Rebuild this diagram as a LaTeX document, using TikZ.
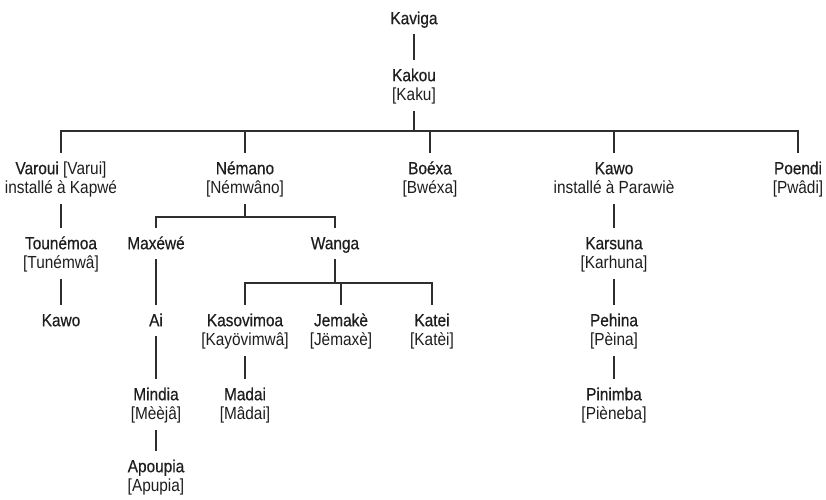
\documentclass[tikz,border=0pt]{standalone}
\usepackage{fontspec}
\setmainfont[FakeStretch=0.88]{Liberation Sans}
\newfontfamily\nmfont[FakeStretch=0.88,FakeBold=0.5]{Liberation Sans}
\definecolor{ink}{HTML}{1E1E1E}
\definecolor{wire}{HTML}{2E2E2E}
\newcommand\nmA[1]{\rule{0pt}{21pt}{\nmfont #1}}
\newcommand\lnB{\rule[-10pt]{0pt}{10pt}}
\tikzset{
  person/.style={anchor=north, inner sep=0pt, align=center,
    font=\fontsize{17.5}{19.5}\selectfont, text=ink},
  link/.style={draw=wire, line width=1.1pt}
}
\begin{document}
\begin{tikzpicture}[x=1pt,y=-1pt]
\fill[white] (0,0) rectangle (826,499);
\useasboundingbox (0,0) rectangle (826,499);
% level 0-1
\node[person] (kaviga) at (414,3) {\nmA{Kaviga}\lnB};
\node[person] (kakou) at (414,60) {\nmA{Kakou}\\{[Kaku]}\lnB};
% level 2
\node[person] (varoui) at (61,153) {\nmA{Varoui} [Varui]\\installé à Kapwé\lnB};
\node[person] (nemano) at (245,153) {\nmA{Némano}\\{[Némwâno]}\lnB};
\node[person] (boexa) at (430,153) {\nmA{Boéxa}\\{[Bwéxa]}\lnB};
\node[person] (kawo) at (614,153) {\nmA{Kawo}\\installé à Parawiè\lnB};
\node[person] (poendi) at (798,153) {\nmA{Poendi}\\{[Pwâdi]}\lnB};
% level 3
\node[person] (tounemoa) at (61,228) {\nmA{Tounémoa}\\{[Tunémwâ]}\lnB};
\node[person] (maxewe) at (156,228) {\nmA{Maxéwé}\lnB};
\node[person] (wanga) at (335,228) {\nmA{Wanga}\lnB};
\node[person] (karsuna) at (614,228) {\nmA{Karsuna}\\{[Karhuna]}\lnB};
% level 4
\node[person] (kawob) at (61,305) {\nmA{Kawo}\lnB};
\node[person] (ai) at (156,305) {\nmA{Ai}\lnB};
\node[person] (kasovimoa) at (245,305) {\nmA{Kasovimoa}\\{[Kayövimwâ]}\lnB};
\node[person] (jemake) at (341,305) {\nmA{Jemakè}\\{[Jëmaxè]}\lnB};
\node[person] (katei) at (432,305) {\nmA{Katei}\\{[Katèi]}\lnB};
\node[person] (pehina) at (614,305) {\nmA{Pehina}\\{[Pèina]}\lnB};
% level 5
\node[person] (mindia) at (156,379) {\nmA{Mindia}\\{[Mèèjâ]}\lnB};
\node[person] (madai) at (245,379) {\nmA{Madai}\\{[Mâdai]}\lnB};
\node[person] (pinimba) at (614,379) {\nmA{Pinimba}\\{[Pièneba]}\lnB};
% level 6
\node[person] (apoupia) at (156,451) {\nmA{Apoupia}\\{[Apupia]}\lnB};
% bars
\coordinate (barA) at (414,131);
\coordinate (barB) at (245,217);
\coordinate (barC) at (335,283);
% connectors
\draw[link] (kaviga.south) -- (kakou.north);
\draw[link] (kakou.south) -- (kakou.south |- barA);
\draw[link] (varoui.north) -- (varoui.north |- barA) -- (poendi.north |- barA) -- (poendi.north);
\foreach \n in {nemano,boexa,kawo} \draw[link] (\n.north) -- (\n.north |- barA);
\draw[link] (nemano.south) -- (nemano.south |- barB);
\draw[link] (maxewe.north) -- (maxewe.north |- barB) -- (wanga.north |- barB) -- (wanga.north);
\draw[link] (wanga.south) -- (wanga.south |- barC);
\draw[link] (kasovimoa.north) -- (kasovimoa.north |- barC) -- (katei.north |- barC) -- (katei.north);
\draw[link] (jemake.north) -- (jemake.north |- barC);
\draw[link] (varoui.south) -- (tounemoa.north);
\draw[link] (tounemoa.south) -- (kawob.north);
\draw[link] (maxewe.south) -- (ai.north);
\draw[link] (ai.south) -- (mindia.north);
\draw[link] (mindia.south) -- (apoupia.north);
\draw[link] (kasovimoa.south) -- (madai.north);
\draw[link] (kawo.south) -- (karsuna.north);
\draw[link] (karsuna.south) -- (pehina.north);
\draw[link] (pehina.south) -- (pinimba.north);
\end{tikzpicture}
\end{document}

----------------

* Objective *
Drop the images and repeat the data exactly.

* Result of the task *
Rebuild this diagram as a LaTeX document, using TikZ.
\documentclass[tikz,border=0pt]{standalone}
\usepackage{fontspec}
\setmainfont[FakeStretch=0.88]{Liberation Sans}
\newfontfamily\nmfont[FakeStretch=0.88,FakeBold=0.5]{Liberation Sans}
\definecolor{ink}{HTML}{1E1E1E}
\definecolor{wire}{HTML}{2E2E2E}
\newcommand\nmA[1]{\rule{0pt}{21pt}{\nmfont #1}}
\newcommand\lnB{\rule[-10pt]{0pt}{10pt}}
\tikzset{
  person/.style={anchor=north, inner sep=0pt, align=center,
    font=\fontsize{17.5}{19.5}\selectfont, text=ink},
  link/.style={draw=wire, line width=1.1pt}
}
\begin{document}
\begin{tikzpicture}[x=1pt,y=-1pt]
\fill[white] (0,0) rectangle (826,499);
\useasboundingbox (0,0) rectangle (826,499);
% level 0-1
\node[person] (kaviga) at (414,3) {\nmA{Kaviga}\lnB};
\node[person] (kakou) at (414,60) {\nmA{Kakou}\\{[Kaku]}\lnB};
% level 2
\node[person] (varoui) at (61,153) {\nmA{Varoui} [Varui]\\installé à Kapwé\lnB};
\node[person] (nemano) at (245,153) {\nmA{Némano}\\{[Némwâno]}\lnB};
\node[person] (boexa) at (430,153) {\nmA{Boéxa}\\{[Bwéxa]}\lnB};
\node[person] (kawo) at (614,153) {\nmA{Kawo}\\installé à Parawiè\lnB};
\node[person] (poendi) at (798,153) {\nmA{Poendi}\\{[Pwâdi]}\lnB};
% level 3
\node[person] (tounemoa) at (61,228) {\nmA{Tounémoa}\\{[Tunémwâ]}\lnB};
\node[person] (maxewe) at (156,228) {\nmA{Maxéwé}\lnB};
\node[person] (wanga) at (335,228) {\nmA{Wanga}\lnB};
\node[person] (karsuna) at (614,228) {\nmA{Karsuna}\\{[Karhuna]}\lnB};
% level 4
\node[person] (kawob) at (61,305) {\nmA{Kawo}\lnB};
\node[person] (ai) at (156,305) {\nmA{Ai}\lnB};
\node[person] (kasovimoa) at (245,305) {\nmA{Kasovimoa}\\{[Kayövimwâ]}\lnB};
\node[person] (jemake) at (341,305) {\nmA{Jemakè}\\{[Jëmaxè]}\lnB};
\node[person] (katei) at (432,305) {\nmA{Katei}\\{[Katèi]}\lnB};
\node[person] (pehina) at (614,305) {\nmA{Pehina}\\{[Pèina]}\lnB};
% level 5
\node[person] (mindia) at (156,379) {\nmA{Mindia}\\{[Mèèjâ]}\lnB};
\node[person] (madai) at (245,379) {\nmA{Madai}\\{[Mâdai]}\lnB};
\node[person] (pinimba) at (614,379) {\nmA{Pinimba}\\{[Pièneba]}\lnB};
% level 6
\node[person] (apoupia) at (156,451) {\nmA{Apoupia}\\{[Apupia]}\lnB};
% bars
\coordinate (barA) at (414,131);
\coordinate (barB) at (245,217);
\coordinate (barC) at (335,283);
% connectors
\draw[link] (kaviga.south) -- (kakou.north);
\draw[link] (kakou.south) -- (kakou.south |- barA);
\draw[link] (varoui.north) -- (varoui.north |- barA) -- (poendi.north |- barA) -- (poendi.north);
\foreach \n in {nemano,boexa,kawo} \draw[link] (\n.north) -- (\n.north |- barA);
\draw[link] (nemano.south) -- (nemano.south |- barB);
\draw[link] (maxewe.north) -- (maxewe.north |- barB) -- (wanga.north |- barB) -- (wanga.north);
\draw[link] (wanga.south) -- (wanga.south |- barC);
\draw[link] (kasovimoa.north) -- (kasovimoa.north |- barC) -- (katei.north |- barC) -- (katei.north);
\draw[link] (jemake.north) -- (jemake.north |- barC);
\draw[link] (varoui.south) -- (tounemoa.north);
\draw[link] (tounemoa.south) -- (kawob.north);
\draw[link] (maxewe.south) -- (ai.north);
\draw[link] (ai.south) -- (mindia.north);
\draw[link] (mindia.south) -- (apoupia.north);
\draw[link] (kasovimoa.south) -- (madai.north);
\draw[link] (kawo.south) -- (karsuna.north);
\draw[link] (karsuna.south) -- (pehina.north);
\draw[link] (pehina.south) -- (pinimba.north);
\end{tikzpicture}
\end{document}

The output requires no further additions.